Tadamon! (Arabic for “solidarity”), is a Montreal-based collective working in solidarity with struggles for self-determination, equality and justice in the ‘Middle East’ and in diaspora communities in Montreal and beyond. We oppose all systems of oppression whether based on gender, sexual orientation or class and we reject racism in its various forms, including Islamophobia and anti-Semitism. Furthermore, we reject nationalism: its exclusions and its tendency to exploit, rather than challenge, oppressions based on class, gender, “race” and ethnic or religious affiliation. We do not support any government or political party.

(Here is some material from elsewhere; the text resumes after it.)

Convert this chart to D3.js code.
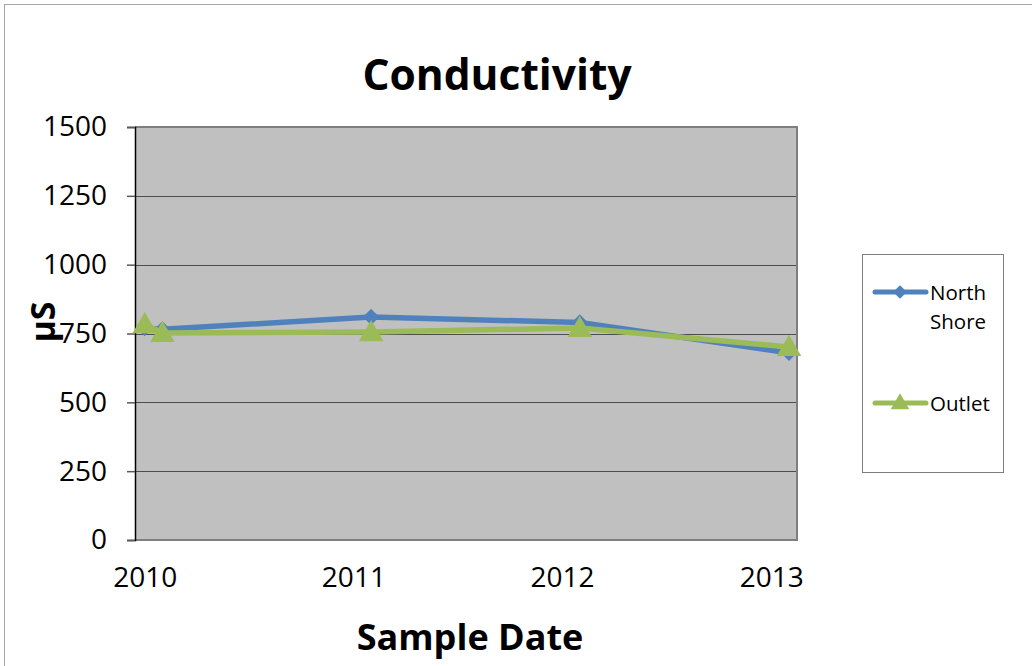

On this basis, we reject the xenophobic Charter of Quebec Values and the racism, anti-Semitism, Islamophobia and sexism it propagates. If passed, the Charter will undoubtedly increase the precarity of already marginalized communities: it prescribes economic repression, inequality, and injustice for specific faith groups by (further) limiting the opportunities available in our already unequal society. Moreover, it has already inspired increased verbal and physical violence against Muslim women.
We must be clear about the intent and consequences of this proposed legislation: through the Charter, the Parti Québécois is actively sanctioning discrimination and violence, creating a platform for virulent racism and xenophobia.
The State’s fixation on the hijab and niqab, in particular, is a reminder of Quebec and Canada’s legacy of colonialism, and calls to mind the politicization of the veil in French-colonized Algeria. The Charter rests upon a similar colonial logic and political opportunism, promoting egregious stereotypes of Muslim women as being without agency. We reject this characterization, and support Muslim women in their struggles for self-determination.
Moreover, we reject the disingenuous discourse the Parti Québécois has promoted in their framing of the Charter as “feminist”. Telling people — and particularly women, so often the subjects of such attention — what to wear or what not to wear is unacceptable on any grounds. Indeed, the great irony is that the State, while accusing pious men of forcing items of clothing upon pious women, is deploying precisely the same paternalistic logic in telling women what not to wear.
This “Charter of Values” — whose values? — must not be allowed to pass. To this end, we stand in solidarity with all those who struggle against poverty, precarity, racism and exclusion.
Tadamon! endorses the October 20 demonstration and march organized by the ‘Ensemble Contre les Chartes Xénophobes coalition’.